The latter item is especially relevant to me right now because S is out of town for the second night in a row, so I've been on my own with the little guy.  I'm happy to report that I was able to give him a bath tonight without him escaping from the house and running around the yard naked.  He did me pretty wet though.  His baths used to consist of us dumping water on him from a bucket.  But now he's able to dump it on himself, and he's started wanting you to do whatever he's doing (like he'll try to feed me his food when he eats), so he dumped a cup of water on my knee.  Like a filled-to-the-brim cup of water.  But the joke's on him.  I wanted to put those pants in the wash anyway.

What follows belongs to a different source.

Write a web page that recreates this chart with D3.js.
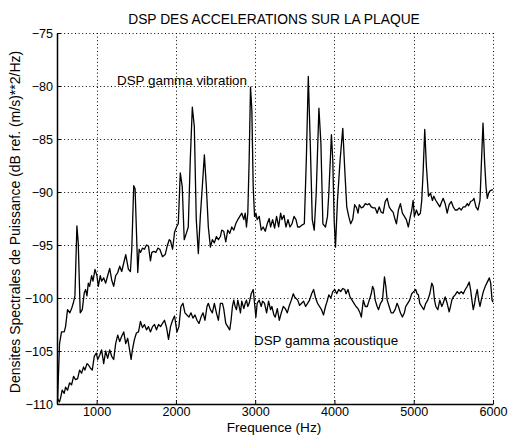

S is coming back tomorrow, thankfully.  (Just because I can take care of him all by myself, doesn't mean I want to do it.)  She had to make a quick trip to South Carolina to return her parents car; we borrowed it for the winter.  The DMV started getting up our ass about having it parked on the street for an extended period of time without DC plates, and they will tow it or put a boot on it, so we had to get it out of here ASAP.  We wanted to store it at a friend's place with a driveway, but we realized that we don't actually have any friend with a driveway in the area.  (It's times like this I miss the suburbs.)  So S had to make the drive down south.

Actually, it's good practice, as in a month S is going to be leaving for three weeks to Africa for work.  That's when my childcare skills are really going to get tested.  Although, S's mom is going to come up to help me out, so that will be nice.  She's excellent help.  She always wants to watch him; she's a terrific cook; and she doesn't talk too much.  It's perfect.

Anyway ...

In other news -- sporting news -- I won my office March Madness pool for the second year in a row.  It's kind of a big deal.  They've been doing it for like 15 years, and people get really into it.  Each year the winner gets a little trophy with his or her name on it, and it's put on display above the copy machine so everybody can see it.  I'm the first person to win two years in a row.  That's mad respect, bro.

[U. Conn. was the team that helped my bracket the most.]

I don't even follow college basketball until the tournament.  But I've developed a simple ranking algorithm using Nate Silver's win probabilities, and I just use that every year.  My goal is to break the game by always winning.  I like the money (about $150), but really it's about the pride.  The pride of being the best at a game based on a game played by 19-year olds I don't know and have no connection to whatsoever.  It's awesome.

And with that.  Until next time ...

*Yes, I'm aware the 1980s were in a different century.  Don't get smart with me.  You know what I'm saying.

**I hope this reference makes sense.  I quit reading Harry Potter after the first book.  My thoughts on it can be summed up thus, "Yep, it's a story about a kid wizard alright."